Konon, ia menderita penyakit yang bisa dikategorikan “kurang gizi.” Rumah kediamannya di Solo pernah hampir dicabut aliran listriknya karena tak bisa membayar.
Para wartawan di tahun ‘70-an memunyai keluhan panjang kalau mengikuti beliau meninjau daerah terpecil. Karena kalau perlu, berjalan kaki lebih dari enam jam! Tubuhnya yang kurus basah oleh keringat, senyumnya jarang terlihat.
Tapi tidak selalu tampak serius menakutkan atau angker. Bahkan ketika Proyek Listrik Tenaga Air di Maninjau, Sumatra Barat, yang diperkirakan tak akan bisa dibuat akhirnya berhasil, beliau menggendong pimpro.
Pak Menteri menggendong anak buahnya, sebagai penghargaan, sebagai kekaguman.
“Tukang insinyur” ini ikut pula membidani lahirnya Fakultas Teknik Universitas Indonesia, serta munculnya dan beroperasinya jalan tol yang sekarang dikenal sebagai tol Jagorawi. Kapasitas profesionalnya melampaui keberadaannya sebagai pejabat negara dan dinamika yang dilahirkan.
Seperti munculnya tenaga profesional, dan tetap begitu ketika menjadi badan usaha negara. Kualitas profesionalnya, kerendahan hati dari pribadi, kebersamaan dengan rakyat, seakan menjadikan “menteri ajaib”.
Lebih dari itu, pada masanya, tak ada soal aib, tak ada kasus korupsi yang disangkutkan dengan wewenangnya. Semua berjalan mulus, lurus, tulus.

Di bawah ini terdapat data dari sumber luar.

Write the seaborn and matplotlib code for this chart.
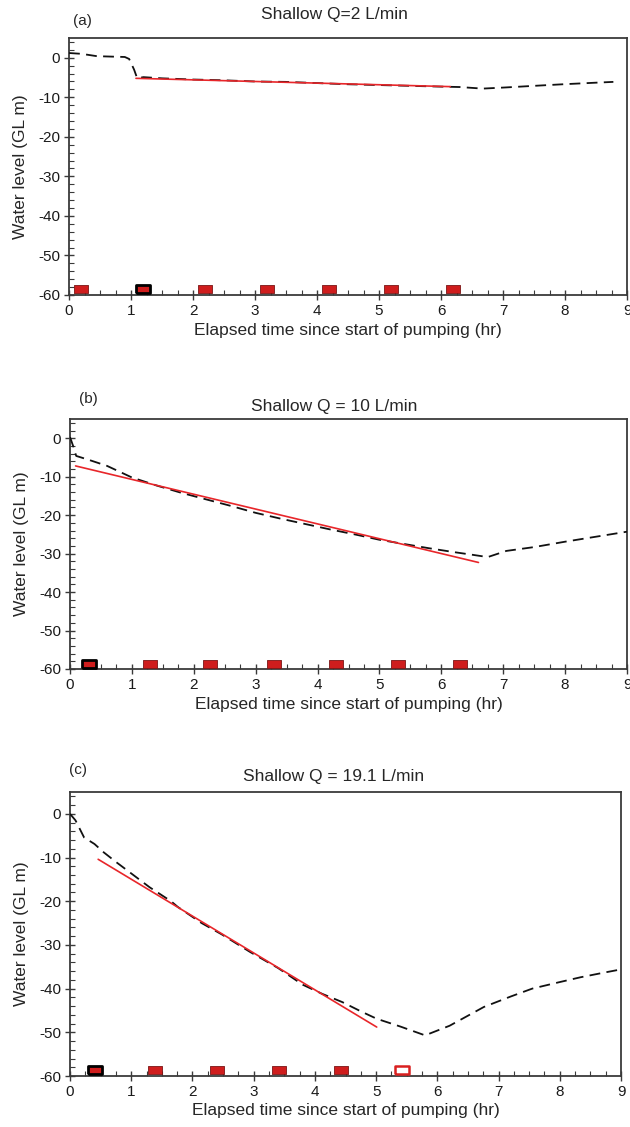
import matplotlib
matplotlib.use("Agg")
import matplotlib.pyplot as plt
from matplotlib.ticker import MultipleLocator
import pandas as pd
import seaborn as sns

# ---- Panel (a): Shallow Q = 2 L/min ----
a_time = [0.0, 0.2, 0.45, 0.9, 0.97, 1.05, 1.1, 1.2, 1.5, 2.0, 2.5, 3.0, 3.5, 4.0,
          4.5, 5.0, 5.5, 6.0, 6.3, 6.67, 7.05, 7.5, 7.97, 8.5, 8.78]
a_level = [1.2, 1.0, 0.4, 0.2, -0.3, -3.0, -5.2, -4.9, -5.2, -5.5, -5.7, -6.0, -6.1, -6.4,
           -6.7, -6.9, -7.1, -7.3, -7.4, -7.8, -7.5, -7.1, -6.7, -6.3, -6.1]
a_fit_time = [1.08, 6.15]
a_fit_level = [-5.2, -7.3]
a_mark_time = [0.2, 1.2, 2.2, 3.2, 4.2, 5.2, 6.2]
a_mark_kind = ["sample", "start", "sample", "sample", "sample", "sample", "sample"]

# ---- Panel (b): Shallow Q = 10 L/min ----
b_time = [0.0, 0.05, 0.1, 0.3, 0.6, 1.0, 1.4, 1.8, 2.2, 2.6, 3.0, 3.4, 3.8, 4.2, 4.6,
          5.0, 5.4, 5.8, 6.2, 6.5, 6.75, 7.05, 7.5, 8.0, 8.5, 9.0]
b_level = [0.3, -2.0, -4.6, -5.6, -7.2, -10.2, -12.3, -14.2, -15.9, -17.6, -19.4, -20.9,
           -22.3, -23.7, -25.0, -26.4, -27.5, -28.6, -29.6, -30.3, -30.9, -29.3, -28.3,
           -26.9, -25.6, -24.3]
b_fit_time = [0.09, 6.6]
b_fit_level = [-7.2, -32.3]
b_mark_time = [0.3, 1.3, 2.27, 3.3, 4.3, 5.3, 6.3]
b_mark_kind = ["start", "sample", "sample", "sample", "sample", "sample", "sample"]

# ---- Panel (c): Shallow Q = 19.1 L/min ----
c_time = [0.0, 0.09, 0.23, 0.4, 0.55, 0.75, 0.94, 1.3, 1.65, 1.76, 2.15, 2.48, 2.94,
          3.4, 3.8, 4.12, 4.45, 4.75, 5.01, 5.4, 5.8, 6.2, 6.76, 7.2, 7.55, 8.0, 8.34,
          8.7, 9.0]
c_level = [0.0, -1.5, -5.4, -6.9, -8.8, -11.0, -13.0, -16.8, -20.0, -21.3, -25.0, -27.6,
           -31.6, -35.3, -39.1, -41.2, -43.1, -45.2, -46.9, -48.7, -50.7, -48.5, -44.2,
           -41.8, -40.0, -38.5, -37.4, -36.4, -35.6]
c_fit_time = [0.46, 5.01]
c_fit_level = [-10.4, -48.8]
c_mark_time = [0.41, 1.39, 2.4, 3.42, 4.42, 5.42]
c_mark_kind = ["start", "sample", "sample", "sample", "sample", "open"]

titles = ["Shallow Q=2 L/min", "Shallow Q = 10 L/min", "Shallow Q = 19.1 L/min"]
panel_tags = ["(a)", "(b)", "(c)"]
x_ticks = list(range(0, 10))
y_ticks = list(range(-60, 10, 10))
MARK_LEVEL = -58.6

sns.set_theme(style="ticks")
plt.rcParams["font.family"] = ["Liberation Sans", "DejaVu Sans"]
plt.rcParams["axes.unicode_minus"] = False
plt.rcParams["axes.edgecolor"] = "#3a3a3a"
plt.rcParams["axes.linewidth"] = 1.3
plt.rcParams["xtick.color"] = "#3a3a3a"
plt.rcParams["ytick.color"] = "#3a3a3a"
plt.rcParams["xtick.labelcolor"] = "#1a1a1a"
plt.rcParams["ytick.labelcolor"] = "#1a1a1a"

W, H = 630, 1127
fig = plt.figure(figsize=(W / 100, H / 100), dpi=100)

# pixel boxes: left, top, right, bottom
boxes = [(69, 38, 627, 295), (70, 419, 627, 669), (70, 792, 621, 1076)]
title_y = [15, 406, 776]
title_x = 334
tag_xy = [(73, 21), (79, 399), (69, 770)]
xlabel_y = [330, 704, 1110]

series = [
    (a_time, a_level, a_fit_time, a_fit_level, a_mark_time, a_mark_kind),
    (b_time, b_level, b_fit_time, b_fit_level, b_mark_time, b_mark_kind),
    (c_time, c_level, c_fit_time, c_fit_level, c_mark_time, c_mark_kind),
]

rect = [(-1, -0.6), (1, -0.6), (1, 0.6), (-1, 0.6), (-1, -0.6)]
mark_styles = {
    "sample": dict(facecolor="#cf1d1d", edgecolor="#7a1515", linewidth=0.6),
    "start": dict(facecolor="#cf1d1d", edgecolor="#000000", linewidth=2.0),
    "open": dict(facecolor="#ffffff", edgecolor="#d92020", linewidth=1.8),
}

for i, (t, lvl, ft, fl, mt, mk) in enumerate(series):
    l, tp, r, b = boxes[i]
    ax = fig.add_axes([l / W, 1 - b / H, (r - l) / W, (b - tp) / H])

    obs = pd.DataFrame({"time": t, "level": lvl})
    fit = pd.DataFrame({"time": ft, "level": fl})
    marks = pd.DataFrame({"time": mt, "kind": mk})
    marks["level"] = MARK_LEVEL

    sns.lineplot(data=obs, x="time", y="level", ax=ax, sort=False, estimator=None,
                 color="#111111", linewidth=1.3, linestyle=(0, (6, 3.5)), zorder=3)
    sns.lineplot(data=fit, x="time", y="level", ax=ax, sort=False, estimator=None,
                 color="#e8262a", linewidth=1.2, zorder=4)
    for kind, sub in marks.groupby("kind"):
        sns.scatterplot(data=sub, x="time", y="level", ax=ax, marker=rect, s=115,
                        zorder=5, clip_on=False, **mark_styles[kind])

    ax.set_xlim(0, 9)
    ax.set_ylim(-60, 5)
    ax.set_xticks(x_ticks)
    ax.set_yticks(y_ticks)
    ax.xaxis.set_minor_locator(MultipleLocator(0.25))
    ax.yaxis.set_minor_locator(MultipleLocator(2))
    ax.tick_params(which="major", direction="inout", length=7, width=1.0,
                   labelsize=11, pad=3)
    ax.tick_params(which="minor", direction="in", length=3.5, width=0.8)
    ax.set_xlabel("")
    ax.set_ylabel("Water level (GL m)", fontsize=12.5, labelpad=7)
    for s in ax.spines.values():
        s.set_visible(True)

    cx = (l + r) / 2
    fig.text(title_x / W, 1 - title_y[i] / H, titles[i], ha="center", va="center",
             fontsize=12.5)
    fig.text(tag_xy[i][0] / W, 1 - tag_xy[i][1] / H, panel_tags[i], ha="left",
             va="center", fontsize=11)
    fig.text(cx / W, 1 - xlabel_y[i] / H, "Elapsed time since start of pumping (hr)",
             ha="center", va="center", fontsize=12.5)

fig.savefig("out.png", dpi=100)
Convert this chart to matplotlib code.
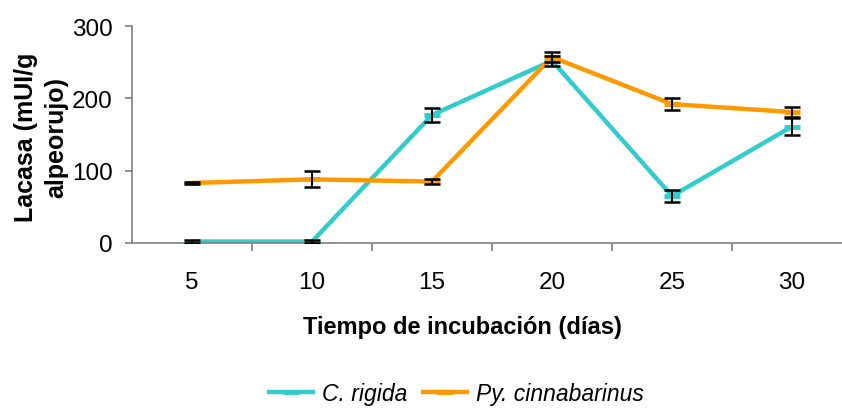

Pak Tami, demikian sebutan hormatnya, meninggal dalam usia masih muda, 52 tahun, pada tanggal 13 November 1980. Jasa-jasanya, amal baik, menemukan tempatnya di hati rakyat secara luas.
Sedemikian bergemanya hingga bukan hanya bendungan besar yang memakai namanya, melainkan juga waduk-waduk biasa di sepanjang Sungai Brantas dan jalan-jalan yang bukan jalan utama memakai namanya.
Belum terhitung bangunan, atau tempat-tempat tertentu, yang memakai nama beliau secara spontan.
Nama tempat yang berkaitan langsung dengan kebutuhan rakyat seperti air, listrik, jalanan.
Tiba-tiba saya ingat saat seperti ini, dan menunduk hormat. Betapa hebat, tapi juga sebenarnya biasa yang dilakukan sesuai dengan tugasnya, namun melahirkan sesuatu yang luar biasa.
Betapa mencengangkan, tapi sekaligus begitu santun tanpa kata besar seperti mengabdi rakyat, menyejahterakan rakyat, atau menjalankan amanah. Betapa memesona keberadaan beliau sedemikian rupa sehingga rasa-rasanya menteri yang begini adalah makhluk langka.
Di tengah ingar-bingar para menteri, Pak Tami hadir sebagai sosok yang memberi inspirasi, yang mengabdi tanpa memihak kelompok atau komunitas tertentu. Bahkan ketika dipilih dan menjadi pembantu presiden pun, tidak memisahkan dirinya dengan rakyat.
Bahkan kemenangannya memihak rakyat adalah terjemahan langsung sebagai pejabat. Sebagai menteri. Menteri abadi di hati rakyat yang seharusnya bisa diteladani.